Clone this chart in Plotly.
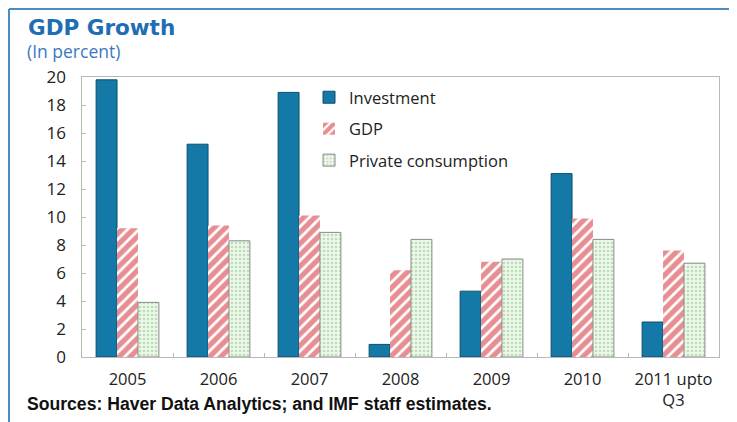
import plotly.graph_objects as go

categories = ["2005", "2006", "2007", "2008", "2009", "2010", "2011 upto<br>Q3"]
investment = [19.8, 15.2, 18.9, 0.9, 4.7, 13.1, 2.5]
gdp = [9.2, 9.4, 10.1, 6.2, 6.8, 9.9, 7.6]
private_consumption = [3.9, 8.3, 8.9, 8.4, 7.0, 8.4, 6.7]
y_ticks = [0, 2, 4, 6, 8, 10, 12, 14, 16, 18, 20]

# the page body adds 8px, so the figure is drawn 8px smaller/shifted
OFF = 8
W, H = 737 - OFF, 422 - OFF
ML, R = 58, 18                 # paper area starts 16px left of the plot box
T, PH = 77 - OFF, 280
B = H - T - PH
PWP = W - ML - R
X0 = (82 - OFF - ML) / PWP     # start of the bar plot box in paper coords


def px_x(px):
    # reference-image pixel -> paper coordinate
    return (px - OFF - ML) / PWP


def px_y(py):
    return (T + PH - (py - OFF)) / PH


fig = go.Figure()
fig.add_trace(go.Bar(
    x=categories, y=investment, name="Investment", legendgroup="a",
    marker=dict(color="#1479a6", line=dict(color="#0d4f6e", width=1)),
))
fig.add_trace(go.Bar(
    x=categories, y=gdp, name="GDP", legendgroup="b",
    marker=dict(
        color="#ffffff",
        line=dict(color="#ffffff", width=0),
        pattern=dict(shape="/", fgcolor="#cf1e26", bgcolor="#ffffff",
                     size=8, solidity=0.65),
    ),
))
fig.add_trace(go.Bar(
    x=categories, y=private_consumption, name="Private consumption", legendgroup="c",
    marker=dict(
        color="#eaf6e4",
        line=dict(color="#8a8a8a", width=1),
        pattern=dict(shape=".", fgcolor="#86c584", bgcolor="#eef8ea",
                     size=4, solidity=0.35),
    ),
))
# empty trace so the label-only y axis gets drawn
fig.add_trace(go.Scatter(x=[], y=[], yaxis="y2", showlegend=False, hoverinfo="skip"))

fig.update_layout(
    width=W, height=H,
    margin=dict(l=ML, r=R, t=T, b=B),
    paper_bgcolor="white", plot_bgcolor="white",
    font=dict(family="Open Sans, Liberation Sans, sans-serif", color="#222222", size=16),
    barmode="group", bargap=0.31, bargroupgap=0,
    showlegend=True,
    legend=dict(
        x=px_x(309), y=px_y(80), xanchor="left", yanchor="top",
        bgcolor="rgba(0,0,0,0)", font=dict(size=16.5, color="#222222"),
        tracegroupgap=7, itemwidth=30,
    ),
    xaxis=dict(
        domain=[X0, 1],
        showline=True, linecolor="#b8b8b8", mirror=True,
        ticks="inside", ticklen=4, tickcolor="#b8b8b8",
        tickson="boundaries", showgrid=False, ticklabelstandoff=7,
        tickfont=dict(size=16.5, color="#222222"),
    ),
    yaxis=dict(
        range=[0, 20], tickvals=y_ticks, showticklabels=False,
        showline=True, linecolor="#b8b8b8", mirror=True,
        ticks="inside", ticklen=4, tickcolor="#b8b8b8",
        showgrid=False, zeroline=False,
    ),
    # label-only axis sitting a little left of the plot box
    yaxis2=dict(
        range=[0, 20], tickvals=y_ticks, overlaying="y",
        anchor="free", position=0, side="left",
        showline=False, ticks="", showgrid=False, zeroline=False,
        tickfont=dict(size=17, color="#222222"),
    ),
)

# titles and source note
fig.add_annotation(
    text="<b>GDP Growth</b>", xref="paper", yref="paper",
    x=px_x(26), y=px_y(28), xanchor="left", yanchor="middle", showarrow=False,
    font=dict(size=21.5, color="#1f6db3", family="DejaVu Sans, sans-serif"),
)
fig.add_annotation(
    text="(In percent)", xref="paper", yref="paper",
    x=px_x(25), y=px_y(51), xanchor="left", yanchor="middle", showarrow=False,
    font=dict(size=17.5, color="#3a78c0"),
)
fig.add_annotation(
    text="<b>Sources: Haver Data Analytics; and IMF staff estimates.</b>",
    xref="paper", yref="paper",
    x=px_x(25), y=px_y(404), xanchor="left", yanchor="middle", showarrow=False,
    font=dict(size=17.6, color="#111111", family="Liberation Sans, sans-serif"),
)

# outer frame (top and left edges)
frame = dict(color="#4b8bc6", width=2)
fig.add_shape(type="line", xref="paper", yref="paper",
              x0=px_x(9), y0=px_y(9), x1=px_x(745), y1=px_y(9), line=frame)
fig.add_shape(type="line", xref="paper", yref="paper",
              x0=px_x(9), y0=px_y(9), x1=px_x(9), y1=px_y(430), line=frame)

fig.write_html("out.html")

##############################

**Instructions for the task:**
Take the material above from its first line through the line holding "X0 = (82 - OFF" and set it down exactly, without the pictures.

**Task answer:**
Clone this chart in Plotly.
import plotly.graph_objects as go

categories = ["2005", "2006", "2007", "2008", "2009", "2010", "2011 upto<br>Q3"]
investment = [19.8, 15.2, 18.9, 0.9, 4.7, 13.1, 2.5]
gdp = [9.2, 9.4, 10.1, 6.2, 6.8, 9.9, 7.6]
private_consumption = [3.9, 8.3, 8.9, 8.4, 7.0, 8.4, 6.7]
y_ticks = [0, 2, 4, 6, 8, 10, 12, 14, 16, 18, 20]

# the page body adds 8px, so the figure is drawn 8px smaller/shifted
OFF = 8
W, H = 737 - OFF, 422 - OFF
ML, R = 58, 18                 # paper area starts 16px left of the plot box
T, PH = 77 - OFF, 280
B = H - T - PH
PWP = W - ML - R
X0 = (82 - OFF - ML) / PWP     # start of the bar plot box in paper coords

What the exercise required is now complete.